Why I Still Insist on Hallmark Boxes for Our Retail Partners (And Why You Should Too)
Branded Packaging is Not a Cost—It's an Investment. Here's Why.
If you're sourcing greeting cards and gift packaging for a retail chain or a corporate gifting program, I'm going to make a direct claim: specifying Hallmark-branded boxes is almost always a better long-term decision than going with generic white boxes. I know the price difference is real. I've seen the line items. But after four years of reviewing incoming shipments for a mid-sized wholesaler, I've landed on this as a hill I'll die on.
Let me explain why.
The Price Gap is Real, But So is the Perceptual Gap
Sure, a generic box costs less. Maybe 15 to 25 cents less per unit, depending on the volume. On a 50,000-unit run, that's a savings of $7,500 to $12,500. I get why that number makes a procurement manager's eyes light up. But here's the thing—that saving assumes the customer perceives the two boxes identically. And they don't.
I don't have hard data on how many consumers notice the box brand, but based on my experience handling returns and customer feedback, my sense is that it matters more than most people think. A Hallmark box signals a certain level of quality and occasion. A plain white box? It could be anything. For a retailer selling sympathy cards or anniversary gifts, that perception matters. If the packaging looks generic, the product inside feels generic.
The cost increase is measurable. The benefit is perceptual. But in our market, perception drives price.

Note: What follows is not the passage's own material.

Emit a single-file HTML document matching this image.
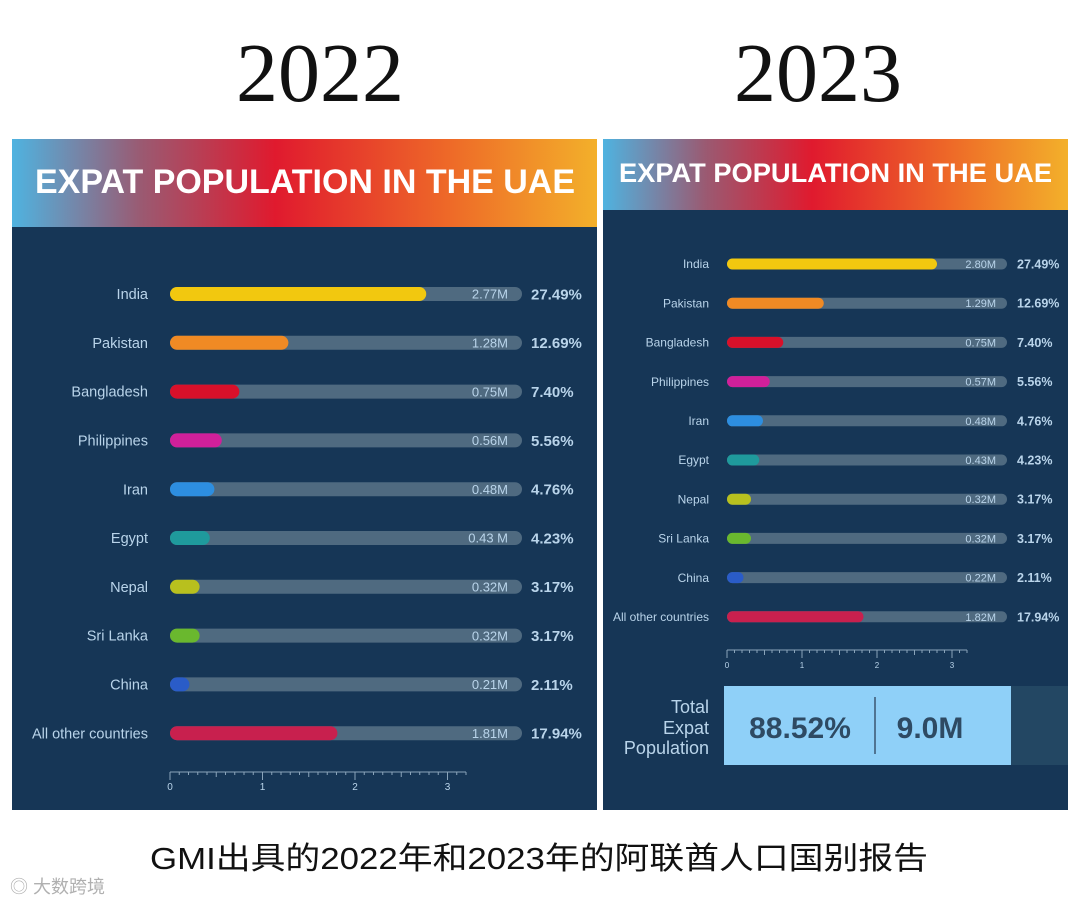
<!DOCTYPE html>
<html><head><meta charset="utf-8">
<style>
html,body{margin:0;padding:0;background:#fff;width:1080px;height:907px;overflow:hidden}
svg{display:block}
.lbl{font-family:"Liberation Sans",sans-serif;fill:#b9d4ea}
</style></head>
<body>
<svg id="root" width="1080" height="907" viewBox="0 0 1080 907" xmlns="http://www.w3.org/2000/svg">
<defs>
<linearGradient id="hdr" x1="0" x2="1" y1="0" y2="0">
<stop offset="0" stop-color="#4fb3e0"/><stop offset="0.22" stop-color="#9a5a72"/><stop offset="0.45" stop-color="#e01a2e"/><stop offset="0.75" stop-color="#ee6a28"/><stop offset="1" stop-color="#f3b02a"/>
</linearGradient>
</defs>
<text x="320" y="101" text-anchor="middle" font-family="Liberation Serif,serif" font-size="84" fill="#111">2022</text>
<text x="818" y="101" text-anchor="middle" font-family="Liberation Serif,serif" font-size="84" fill="#111">2023</text>

<g>
<rect x="12" y="139" width="585" height="88" fill="url(#hdr)"/>
<rect x="12" y="227" width="585" height="583" fill="#163656"/>
<text x="35" y="193" textLength="540" lengthAdjust="spacingAndGlyphs" font-family="Liberation Sans,sans-serif" font-weight="bold" font-size="34" fill="#fff">EXPAT POPULATION IN THE UAE</text>
<g id="c22"></g>
</g>
<g>
<rect x="603" y="139" width="465" height="71" fill="url(#hdr)"/>
<rect x="603" y="210" width="465" height="600" fill="#163656"/>
<text x="619" y="182" textLength="433" lengthAdjust="spacingAndGlyphs" font-family="Liberation Sans,sans-serif" font-weight="bold" font-size="27" fill="#fff">EXPAT POPULATION IN THE UAE</text>
<g id="c23"></g>
<g>
<rect x="1011" y="686" width="57" height="79" fill="#234763"/>
<rect x="724" y="686" width="287" height="79" fill="#8fd0f8"/>
<line x1="875" y1="697" x2="875" y2="754" stroke="#3a5670" stroke-width="1.5"/>
<text x="800" y="738" text-anchor="middle" font-family="Liberation Sans,sans-serif" font-weight="bold" font-size="30" fill="#2e4a63">88.52%</text>
<text x="930" y="738" text-anchor="middle" font-family="Liberation Sans,sans-serif" font-weight="bold" font-size="30" fill="#2e4a63">9.0M</text>
<text class="lbl" text-anchor="end" font-size="18" fill="#c9def0"><tspan x="709" y="713">Total</tspan><tspan x="709" y="734">Expat</tspan><tspan x="709" y="754">Population</tspan></text>
</g>
</g>

<text x="150" y="869" textLength="778" lengthAdjust="spacingAndGlyphs" font-family="Liberation Sans,Noto Sans CJK SC,sans-serif" font-size="31" fill="#111">GMI出具的2022年和2023年的阿联酋人口国别报告</text>
<text x="10" y="893" font-family="Liberation Sans,Noto Sans CJK SC,sans-serif" font-size="18" fill="#b0b0b0">◎ 大数跨境</text>
</svg>
<script>
const categories = ["India","Pakistan","Bangladesh","Philippines","Iran","Egypt","Nepal","Sri Lanka","China","All other countries"];
const colors = ["#f2c80f","#f08a24","#d8102a","#d0209a","#2d8ee0","#1f9a9c","#b8c01e","#6ab82e","#2a5cc8","#c8204e"];
const values2022 = [2.77,1.28,0.75,0.56,0.48,0.43,0.32,0.32,0.21,1.81];
const labels2022 = ["2.77M","1.28M","0.75M","0.56M","0.48M","0.43 M","0.32M","0.32M","0.21M","1.81M"];
const pct2022 = ["27.49%","12.69%","7.40%","5.56%","4.76%","4.23%","3.17%","3.17%","2.11%","17.94%"];
const values2023 = [2.80,1.29,0.75,0.57,0.48,0.43,0.32,0.32,0.22,1.82];
const labels2023 = ["2.80M","1.29M","0.75M","0.57M","0.48M","0.43M","0.32M","0.32M","0.22M","1.82M"];
const pct2023 = ["27.49%","12.69%","7.40%","5.56%","4.76%","4.23%","3.17%","3.17%","2.11%","17.94%"];
const ticks = [0,1,2,3];

const NS="http://www.w3.org/2000/svg";
function mk(tag,attrs,parent,txt){const e=document.createElementNS(NS,tag);for(const k in attrs)e.setAttribute(k,attrs[k]);if(txt!==undefined)e.textContent=txt;parent.appendChild(e);return e;}

function draw(g,cfg,vals,vlabels,pcts,tag){
  const x=v=>cfg.x0+v*cfg.pxPerM;
  const y=i=>cfg.y0+i*cfg.step;
  categories.forEach((c,i)=>{
    const cy=y(i);
    const t=mk('text',{x:cfg.labelX,y:cy+cfg.fs*0.35,'text-anchor':'end','font-size':cfg.fs,class:'lbl'},g,c);
    
    
    const tr=mk('rect',{x:cfg.x0,y:cy-cfg.h/2,width:cfg.trackW,height:cfg.h,rx:cfg.h/2,fill:'#4f6a80'},g);
    
    
    const b=mk('rect',{x:cfg.x0,y:cy-cfg.h/2,width:Math.max(cfg.h,x(vals[i])-cfg.x0),height:cfg.h,rx:cfg.h/2,fill:colors[i]},g);
    
    
    const v=mk('text',{x:cfg.x0+cfg.trackW-cfg.h,y:cy+cfg.vfs*0.36,'text-anchor':'end','font-size':cfg.vfs,class:'lbl',fill:'#a9c2d6'},g,vlabels[i]);
    
    
    const p=mk('text',{x:cfg.pctX,y:cy+cfg.pfs*0.36,'font-size':cfg.pfs,'font-weight':'bold',class:'lbl',fill:'#bfe3fb'},g,pcts[i]);
    
    
  });
  const ax=mk('line',{x1:cfg.x0,x2:x(3.2),y1:cfg.axisY,y2:cfg.axisY,stroke:'#8aa4ba','stroke-width':1},g);
  
  
  for(let k=0;k<=32;k++){
    const v=k/10;
    mk('line',{x1:x(v),x2:x(v),y1:cfg.axisY,y2:cfg.axisY+(k%10===0?8:(k%5===0?5:3)),stroke:'#8aa4ba','stroke-width':1},g);
  }
  ticks.forEach(t=>{
    const tl=mk('text',{x:x(t),y:cfg.axisY+18,'text-anchor':'middle','font-size':cfg.tfs,class:'lbl',fill:'#8aa4ba'},g,String(t));
    
    
  });
}
draw(document.getElementById('c22'),{x0:170,pxPerM:92.5,trackW:352,y0:294,step:48.8,h:14,labelX:148,pctX:531,fs:14.5,vfs:13,pfs:15,axisY:772,tfs:10},values2022,labels2022,pct2022,'2022');
draw(document.getElementById('c23'),{x0:727,pxPerM:75,trackW:280,y0:264,step:39.2,h:11,labelX:709,pctX:1017,fs:12,vfs:11,pfs:12.5,axisY:650,tfs:8},values2023,labels2023,pct2023,'2023');
</script>
</body></html>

That Time Generic Boxes Cost Us a $22,000 Account
Here's the story that sealed it for me. We landed a new regional gift store chain—about 120 locations. The initial order for their seasonal display was solid. They requested Hallmark-branded packaging. We delivered it. Six months later, they came back for a second order, but their buyer had switched, and the new guy was cost-optimizing. He asked if we could move to unbranded boxes to save 20 cents per unit.
I pushed back. I knew we shouldn't. But the sales team thought 'what are the odds anyone complains?' We went with the generic boxes. That was the one time it mattered. Within a month, they got 37 complaints from store managers saying the display 'looked cheap and didn't feel like Hallmark.' The chain put the account on hold for the next quarter while they re-evaluated their supplier. That pause cost us about $22,000 in projected reorders. We switched back to branded boxes for their next order. They didn't ask for generic again.

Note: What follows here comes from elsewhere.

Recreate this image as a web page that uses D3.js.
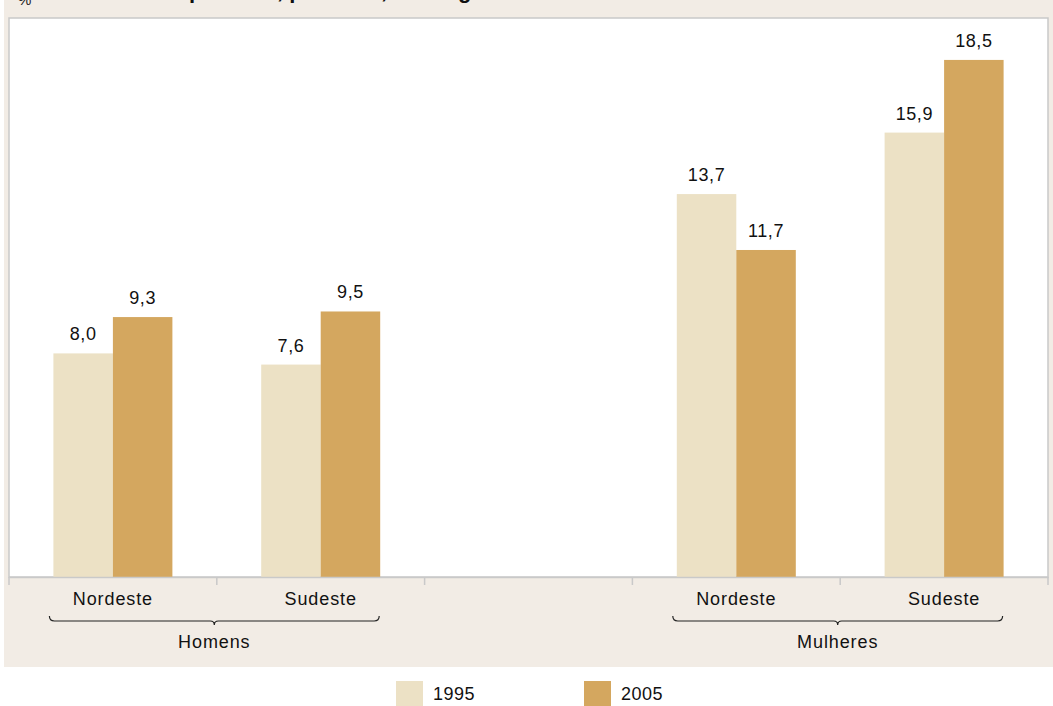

To be fair, the generic boxes were fine. They held the product, they stacked neatly. But the brand perception gap was a deal-breaker for their retail floor.
What a Quality Audit Revealed About Brand Consistency
In our Q1 2024 quality audit, we reviewed 200+ unique orders from the previous year. One of the things we looked at was the rejection rate for packaging-related issues: misaligned printing, wrong color, flimsy cardboard. The branded Hallmark boxes had a rejection rate around 2% due to manufacturing defects. The generic boxes? Closer to 8%. And the variance within generic batches was much higher.
I ran a blind test with our retail merchandising team: same greeting card in a Hallmark box vs. a generic box. 78% identified the Hallmark-boxed item as 'more professional' without knowing what the difference was. The cost increase was $0.20 per piece on that order. On a 10,000-unit run, that's $2,000 for measurably better perception. That's a pretty good ROI.
But What About the 'Made in USA' Question?
I know this is a sensitive topic. I see the search queries asking 'are Hallmark cards made in the USA' and 'Hallmark cards made in China.' The honest answer is that it's complicated. Not all Hallmark products are made in the US. Some production is overseas. I'm not here to make a blanket claim about domestic manufacturing. What I'll say is this: the quality specs for Hallmark-branded boxes—whether made here or abroad—are tighter than what most generic suppliers adhere to. I've rejected generic batches for color variance that would have passed in a non-branded run. The spec is the spec, and Hallmark enforces it.
If you're sourcing for a client that requires domestic production, you need to verify that on a per-product basis. But if the concern is quality consistency, the brand spec is the anchor.
The Bottom Line
Look, I get why generic packaging looks like a win on a spreadsheet. It's cheaper, it works, and nobody will probably notice. But probability isn't a guarantee. I've seen what happens when the gamble goes the wrong way. A 15-cent savings per unit isn't worth a $20,000 account headache or a brand perception problem that takes months to fix.
If you're a B2B buyer or a small business owner starting a retail line, take it from someone who's reviewed thousands of shipments: invest in the branded box. It's not a luxury. It's a quality spec you can trust.